Évidemment cet outil a ses limites, c’est pourquoi il m’a paru essentiel de créer un cadre de travail spécifique. Dans un contexte classique de thérapie en cabinet, l’attente du rendez-vous, le temps de déplacement pour s’y rendre, le passage par la salle d’attente, notamment, sont des moments qui permettent de préparer, assimiler ou intégrer plus facilement les séances. C’est pourquoi il faut, comme en cabinet, établir certaines règles, fixer un cadre. Dans le contexte de thérapie effectuée en ligne, je propose régulièrement des tâches à faire entre deux RDV, ou un travail de réflexion pour la séance suivante afin que le patient puisse avoir ce temps d’introspection nécessaire. Ce que l’on perd avec le contact physique (une démarche, une poignée de main, une attitude qui, parfois, nous en disent long sur la personne), on le rattrape d’une certaine façon par cette bulle d’intime que confère l’écran. Le cadre de la thérapie en ligne comporte notamment la ritualisation du décor en arrière-plan, la ritualisation de l’heure de la thérapie, autant que possible, une durée de séance limitée (1h maximum) et des prises de rendez-vous afin d’écarter l’illusion d’un ici et maintenant. Il ne s’agit en aucun cas pour les patients d’avoir quelqu’un en ligne, tout de suite, et ce 24h/24, 7j/7, sans rendez-vous. Les séances sont les mêmes qu’en cabinet, utilisant les mêmes points de vue théoriques. Enfin, les entretiens se déroulent dans le respect du code de déontologie des psychologues. N’oublions pas que nous travaillons essentiellement avec la parole. En cabinet, le patient sait que tout ce qui est dit est confidentiel, tout peut être exprimé sans filtre, dans un espace bienveillant. La thérapie en ligne ne déroge pas à ces critères. Face à l’ampleur de l’utilisation de cet outil, il est primordial d’en définir les limites d’ordre éthique. Il n’est absolument pas conseillé de prendre en charge des personnes souffrant de troubles sévères (hallucinations, délire) ou ayant besoin d’un traitement médical.

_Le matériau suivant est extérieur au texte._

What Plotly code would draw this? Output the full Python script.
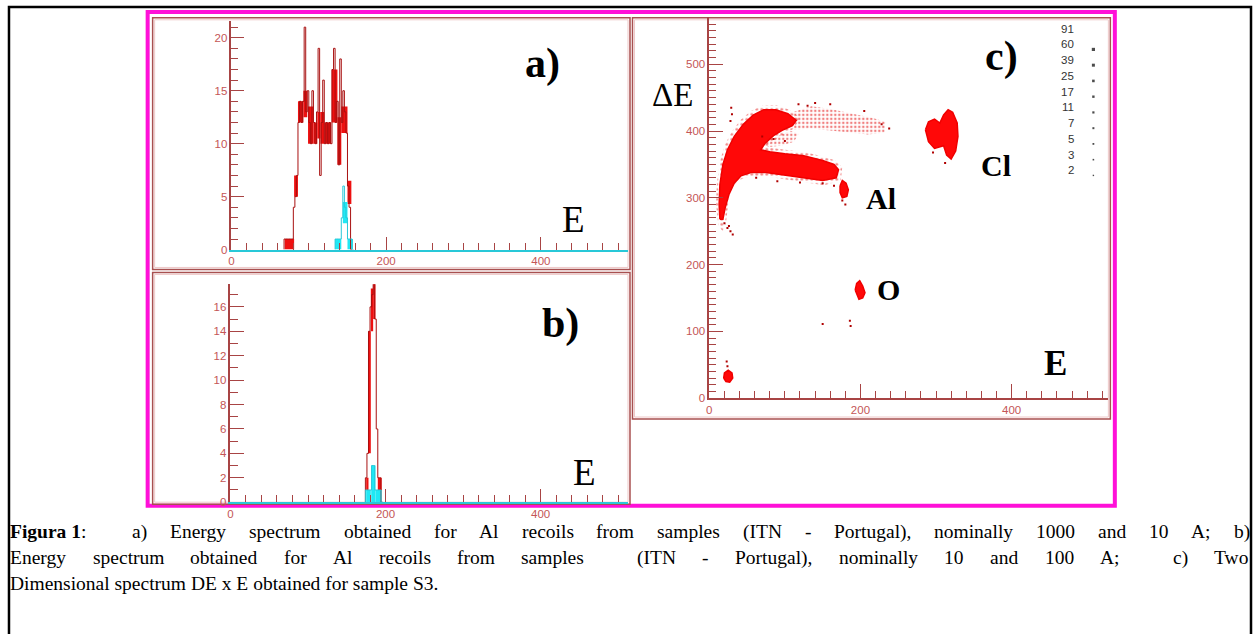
import plotly.graph_objects as go

W, H = 1254, 634

# ---------------- data ----------------
# a) Energy spectrum (Al recoils, nominally 1000 and 10 A) - 2-channel bins (left edges)
a_red_bins = [68, 70, 72, 74, 76, 78, 80, 82, 84, 86, 88, 90, 92, 94, 96, 98, 100, 102, 104, 106, 108, 110,
              112, 114, 116, 118, 120, 122, 124, 126, 128, 130, 132, 134, 136, 138, 140, 142, 144, 146, 148,
              150, 152, 154]
a_red_counts = [1, 1, 1, 1, 1, 1, 4, 5, 7, 12, 14, 12, 14, 21, 13, 15, 12, 10, 15, 12, 10, 13,
                19, 7, 12, 16, 10, 12, 10, 12, 10, 17, 19, 12, 14, 8, 18, 12, 15, 13, 11,
                6, 4, 0]
# dense (filled-looking) fluctuation bands of the red spectrum
a_red_band_from = [69, 81, 86, 93, 99, 106, 111, 115, 120, 129.5, 137, 142, 150]
a_red_band_to = [81, 86, 93, 98, 106, 111, 115, 120, 129, 137, 142, 150, 155]
a_red_band_low = [0, 5, 12, 12.5, 10, 10, 10.5, 10, 10, 12, 8, 11, 4.3]
a_red_band_high = [1, 7, 14, 15, 13.5, 12, 13, 13, 12, 17, 12.5, 13.5, 6.5]

a_cyan_bins = [134, 136, 138, 140, 142, 144, 146, 148, 150, 152, 154, 156]
a_cyan_counts = [1, 1, 1, 1, 3, 6, 4, 3, 1, 1, 1, 0]
a_cyan_band_from = [134, 144, 150]
a_cyan_band_to = [142, 150, 157]
a_cyan_band_low = [0, 2.5, 0]
a_cyan_band_high = [1, 4.5, 1]

# b) Energy spectrum (Al recoils, nominally 10 and 100 A)
b_red_bins = [174, 176, 178, 180, 182, 184, 186, 188, 190, 192, 194]
b_red_counts = [2, 4, 14, 16, 17, 18, 15, 6, 2, 2, 0]
b_red_band_from = [175, 177.5, 181, 184, 190]
b_red_band_to = [178, 181, 184, 187, 195]
b_red_band_low = [1, 4, 14, 15, 1]
b_red_band_high = [2, 14, 17.5, 18, 2]

b_cyan_bins = [174, 176, 178, 180, 182, 184, 186, 188, 190, 192, 194]
b_cyan_counts = [1, 1, 1, 1, 3, 3, 1, 1, 1, 1, 0]
b_cyan_band_from = [175, 181.5, 187]
b_cyan_band_to = [181, 187, 195]
b_cyan_band_low = [0, 0, 0]
b_cyan_band_high = [1, 3, 1]

# c) two-dimensional spectrum DeltaE x E : cluster outlines (E, dE)
al_E = [14, 13, 14, 18, 24, 33, 45, 58, 72, 88, 104, 115, 110, 98, 85, 74, 68, 80, 100, 125, 150, 165,
        171, 168, 150, 125, 100, 75, 55, 42, 33, 26, 21, 18]
al_dE = [268, 290, 320, 350, 372, 392, 410, 424, 432, 432, 426, 416, 408, 402, 393, 382, 372, 369, 366,
         363, 356, 350, 342, 330, 326, 330, 334, 338, 338, 333, 322, 305, 285, 268]
halo_E = [12, 9, 10, 14, 20, 29, 41, 55, 70, 88, 106, 120, 112, 100, 88, 78, 75, 100, 125, 150, 167, 176,
          174, 152, 125, 100, 75, 55, 40, 30, 26, 24, 22, 18]
halo_dE = [258, 290, 322, 354, 378, 398, 416, 430, 438, 439, 432, 420, 404, 396, 388, 378, 376, 372, 369,
           362, 356, 346, 326, 319, 324, 328, 332, 332, 327, 316, 300, 282, 262, 250]
tail_E = [110, 135, 160, 190, 215, 233, 232, 210, 185, 160, 135, 112]
tail_dE = [428, 437, 433, 426, 420, 414, 398, 395, 398, 402, 404, 402]
inner_E = [72, 90, 108, 118, 112, 95, 78]
inner_dE = [384, 392, 400, 396, 384, 378, 376]
al2_E = [173, 176, 181, 184, 182, 176, 173]
al2_dE = [318, 326, 322, 312, 302, 300, 308]
cl_E = [286, 290, 298, 305, 310, 316, 322, 328, 329, 326, 320, 314, 310, 305, 298, 290]
cl_dE = [402, 414, 418, 412, 424, 432, 428, 412, 392, 370, 358, 364, 378, 376, 374, 384]
o_E = [193, 195, 199, 203, 206, 203, 198]
o_dE = [162, 172, 176, 168, 158, 150, 148]
low_E = [19, 20, 25, 30, 31, 27, 22]
low_dE = [30, 38, 42, 38, 30, 24, 25]
sparse_E = [29, 30, 28, 20, 24, 28, 31, 26, 70, 85, 100, 62, 90, 120, 150, 165, 176, 180, 150, 187, 186,
            23, 24, 296, 312, 140, 130, 238, 228, 205, 118, 160]
sparse_dE = [435, 425, 415, 262, 255, 250, 245, 258, 392, 388, 385, 330, 325, 323, 322, 318, 296, 290,
             111, 108, 116, 55, 48, 368, 352, 442, 438, 404, 410, 430, 440, 440]

legend_counts = [91, 60, 39, 25, 17, 11, 7, 5, 3, 2]

cap_line1 = ["Figura 1:", "a)", "Energy", "spectrum", "obtained", "for", "Al", "recoils", "from", "samples",
             "(ITN", "-", "Portugal),", "nominally", "1000", "and", "10", "A;", "b)"]
cap_line2 = ["Energy", "spectrum", "obtained", "for", "Al", "recoils", "from", "samples", "(ITN", "-",
             "Portugal),", "nominally", "10", "and", "100", "A;", "c)", "Two"]
cap_line3 = "Dimensional spectrum DE x E obtained for sample S3."

# ---------------- helpers ----------------
def PX(x):
    return x / W


def PY(y):
    return 1 - y / H


AX = "#a84444"
TICKC = "#c45656"
RED_LINE = "#a81010"
RED_FILL = "#ee1010"
CY_LINE = "#28c8d8"
CY_FILL = "#20e8f4"

fig = go.Figure()


def step_trace(bins, counts, color, xa, ya, width=2):
    xs = [bins[0]] + list(bins) + [bins[-1] + width]
    ys = [0] + list(counts) + [counts[-1]]
    return go.Scatter(x=xs, y=ys, mode="lines", line=dict(shape="hv", color=color, width=1),
                      xaxis=xa, yaxis=ya, hoverinfo="skip")


def band_trace(x0s, x1s, lows, highs, color, xa, ya):
    return go.Bar(x=[(a + b) / 2 for a, b in zip(x0s, x1s)],
                  y=[h - l for l, h in zip(lows, highs)], base=lows,
                  width=[b - a for a, b in zip(x0s, x1s)],
                  marker=dict(color=color, line=dict(width=0)), xaxis=xa, yaxis=ya, hoverinfo="skip")


# panel a
fig.add_trace(band_trace(a_red_band_from, a_red_band_to, a_red_band_low, a_red_band_high, RED_FILL, "x", "y"))
fig.add_trace(step_trace(a_red_bins, a_red_counts, RED_LINE, "x", "y"))
fig.add_trace(band_trace(a_cyan_band_from, a_cyan_band_to, a_cyan_band_low, a_cyan_band_high, CY_FILL, "x", "y"))
fig.add_trace(step_trace(a_cyan_bins, a_cyan_counts, CY_LINE, "x", "y"))
# panel b
fig.add_trace(band_trace(b_red_band_from, b_red_band_to, b_red_band_low, b_red_band_high, RED_FILL, "x2", "y2"))
fig.add_trace(step_trace(b_red_bins, b_red_counts, RED_LINE, "x2", "y2"))
fig.add_trace(band_trace(b_cyan_band_from, b_cyan_band_to, b_cyan_band_low, b_cyan_band_high, CY_FILL, "x2", "y2"))
fig.add_trace(step_trace(b_cyan_bins, b_cyan_counts, CY_LINE, "x2", "y2"))

# panel c : speckled (sparse) regions first
for Es, dEs, sz, sol in [(halo_E, halo_dE, 5, 0.22), (tail_E, tail_dE, 4, 0.3), (inner_E, inner_dE, 4, 0.28)]:
    fig.add_trace(go.Scatter(x=Es + [Es[0]], y=dEs + [dEs[0]], mode="lines", fill="toself",
                             fillcolor="rgba(0,0,0,0)", line=dict(width=0),
                             fillpattern=dict(shape=".", fgcolor="#e00000", bgcolor="rgba(0,0,0,0)",
                                              size=sz, solidity=sol),
                             xaxis="x3", yaxis="y3", hoverinfo="skip"))
for Es, dEs in [(al_E, al_dE), (al2_E, al2_dE), (cl_E, cl_dE), (o_E, o_dE), (low_E, low_dE)]:
    fig.add_trace(go.Scatter(x=Es + [Es[0]], y=dEs + [dEs[0]], mode="lines", fill="toself",
                             fillcolor="#ff0808", line=dict(color="#f00000", width=1.5),
                             xaxis="x3", yaxis="y3", hoverinfo="skip"))
fig.add_trace(go.Scatter(x=sparse_E, y=sparse_dE, mode="markers",
                         marker=dict(symbol="square", size=2, color="#b00000", line=dict(width=0)),
                         xaxis="x3", yaxis="y3", hoverinfo="skip"))

# legend of c (pixel overlay axes)
leg_y = [29 + 15.9 * i for i in range(len(legend_counts))]
dot_sizes = [0, 3.2, 3, 2.6, 2.4, 2.2, 2, 1.8, 1.6, 1.4]
fig.add_trace(go.Scatter(x=[1093] * (len(legend_counts) - 1), y=[y + 5 for y in leg_y[1:]], mode="markers",
                         marker=dict(symbol="square", size=dot_sizes[1:], color="#000000", line=dict(width=0)),
                         xaxis="x4", yaxis="y4", hoverinfo="skip"))


def axis(domain, rng, dtick, mdtick, linecolor, anchor, major_len=12, minor_len=6):
    return dict(domain=domain, range=rng, anchor=anchor, showline=True, linecolor=linecolor, linewidth=1.5,
                ticks="inside", ticklen=major_len, tickwidth=1, tickcolor=AX, tick0=0, dtick=dtick,
                minor=dict(tick0=0, dtick=mdtick, ticks="inside", ticklen=minor_len, tickcolor=AX, tickwidth=1),
                showgrid=False, zeroline=False, fixedrange=True,
                tickfont=dict(family="Liberation Sans", size=11.5, color=TICKC))


fig.update_layout(
    width=W, height=H, margin=dict(l=0, r=0, t=0, b=0),
    paper_bgcolor="white", plot_bgcolor="rgba(0,0,0,0)", showlegend=False, barmode="overlay",
    xaxis=axis([PX(229), PX(626)], [0, 512], 200, 20, CY_LINE, "y", 13, 7),
    yaxis=axis([PY(252), PY(21)], [0, 21.6], 5, 1, AX, "x", 13, 7),
    xaxis2=axis([PX(228), PX(626)], [0, 512], 200, 20, CY_LINE, "y2", 13, 7),
    yaxis2=axis([PY(507), PY(287)], [0, 17.85], 2, 1, AX, "x2", 14, 8),
    xaxis3=axis([PX(708), PX(1108)], [0, 528], 200, 20, AX, "y3", 14, 7),
    yaxis3=axis([PY(402), PY(17)], [0, 571], 100, 10, AX, "x3", 14, 7),
    xaxis4=dict(domain=[0, 1], range=[0, W], visible=False, anchor="y4", fixedrange=True),
    yaxis4=dict(domain=[0, 1], range=[H, 0], visible=False, anchor="x4", fixedrange=True),
)

# frames
shapes = []


def rect(x0, y0, x1, y1, color, width):
    shapes.append(dict(type="rect", xref="paper", yref="paper", x0=PX(x0), x1=PX(x1), y0=PY(y0), y1=PY(y1),
                       line=dict(color=color, width=width), fillcolor="rgba(0,0,0,0)", layer="below"))


rect(6, 7, 1251, 660, "black", 2.5)
rect(145, 12, 1114.5, 510.5, "#ff10d8", 4)
for (x0, y0, x1, y1) in [(150, 18, 628.5, 272), (150, 275, 628.5, 509), (631, 18, 1110, 423)]:
    rect(x0, y0, x1, y1, "#a85050", 1.5)
    rect(x0 + 2, y0 + 2, x1 - 2, y1 - 2, "#efc8c8", 1)
fig.update_layout(shapes=shapes)

ann = []


def label(x, y, text, size, bold=False, family="Liberation Serif", color="black", xanchor="center"):
    ann.append(dict(x=PX(x), y=PY(y), xref="paper", yref="paper", text=("<b>%s</b>" % text) if bold else text,
                    showarrow=False, font=dict(family=family, size=size, color=color),
                    xanchor=xanchor, yanchor="middle"))


label(541, 64, "a)", 42, bold=True)
label(572, 222, "E", 37)
label(559, 327, "b)", 42, bold=True)
label(583, 477, "E", 37)
label(1001, 57, "c)", 42, bold=True)
label(671, 96, "ΔE", 33)
label(995, 167, "Cl", 30, bold=True)
label(880, 200, "Al", 30, bold=True)
label(888, 292, "O", 30, bold=True)
label(1055, 367, "E", 35, bold=True)
for cnt, y in zip(legend_counts, leg_y):
    label(1076, y, str(cnt), 11.5, family="Liberation Sans", color="#333333", xanchor="right")

# caption (justified, Times metrics)
TR = {'a': 444, 'b': 500, 'c': 444, 'd': 500, 'e': 444, 'f': 333, 'g': 500, 'h': 500, 'i': 278, 'j': 278,
      'k': 500, 'l': 278, 'm': 778, 'n': 500, 'o': 500, 'p': 500, 'q': 500, 'r': 333, 's': 389, 't': 278,
      'u': 500, 'v': 500, 'w': 722, 'x': 500, 'y': 500, 'z': 444, 'A': 722, 'B': 667, 'C': 667, 'D': 722,
      'E': 611, 'F': 556, 'G': 722, 'H': 722, 'I': 333, 'J': 389, 'K': 722, 'L': 611, 'M': 889, 'N': 722,
      'O': 722, 'P': 556, 'Q': 722, 'R': 667, 'S': 556, 'T': 611, 'U': 722, 'V': 722, 'W': 944, 'X': 722,
      'Y': 722, 'Z': 611, '(': 333, ')': 333, ',': 250, '.': 250, ';': 278, ':': 278, '-': 333, ' ': 250}
TB = {'F': 611, 'i': 278, 'g': 500, 'u': 556, 'r': 444, 'a': 500, ' ': 250, '1': 500}
CAP = 19.5


def wid(s, bold=False):
    t = TB if bold else TR
    return sum(t.get(ch, 500) for ch in s) / 1000 * CAP


def justify(words, weights, y, xl, xr):
    widths = []
    for w in words:
        if w.startswith("Figura"):
            widths.append(wid("Figura 1", True) + wid(":"))
        else:
            widths.append(wid(w))
    space = wid(" ")
    extra = (xr - xl - sum(widths) - space * sum(weights)) / sum(weights)
    x = xl
    for i, w in enumerate(words):
        txt = "<b>Figura 1</b>:" if w.startswith("Figura") else w
        ann.append(dict(x=PX(x), y=PY(y), xref="paper", yref="paper", text=txt, showarrow=False,
                        font=dict(family="Liberation Serif", size=CAP, color="black"),
                        xanchor="left", yanchor="middle", borderpad=0))
        x += widths[i]
        if i < len(weights):
            x += weights[i] * (space + extra)


w1 = [2] + [1] * (len(cap_line1) - 2)
w2 = [1] * (len(cap_line2) - 1)
w2[7] = 2
w2[15] = 2
justify(cap_line1, w1, 537, 6, 1249)
justify(cap_line2, w2, 563, 6, 1249)
ann.append(dict(x=PX(6), y=PY(589), xref="paper", yref="paper", text=cap_line3, showarrow=False,
                font=dict(family="Liberation Serif", size=CAP, color="black"),
                xanchor="left", yanchor="middle", borderpad=0))
fig.update_layout(annotations=ann)

fig.write_html("out.html", config={"displayModeBar": False},
               post_script="document.body.style.margin='0px';document.body.style.overflow='hidden';")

Il est intéressant de noter que les jeunes générations, biberonnées au numérique, s’adaptent plus facilement à ce mode de thérapie et acceptent généralement plus volontiers les entretiens en visioconférence. Pour conclure, si l’espace psychique de la consultation est virtuel, il n’est pas moins réel, la qualité de la parole et la potentialité de l’interprétation ne changent pas.

Marion Saintgery, psychologue clinicienne, thérapeute de couple et de famille, spécialisée dans les problématiques de l’expatriation et l’accompagnement des humanitaires sur le terrain.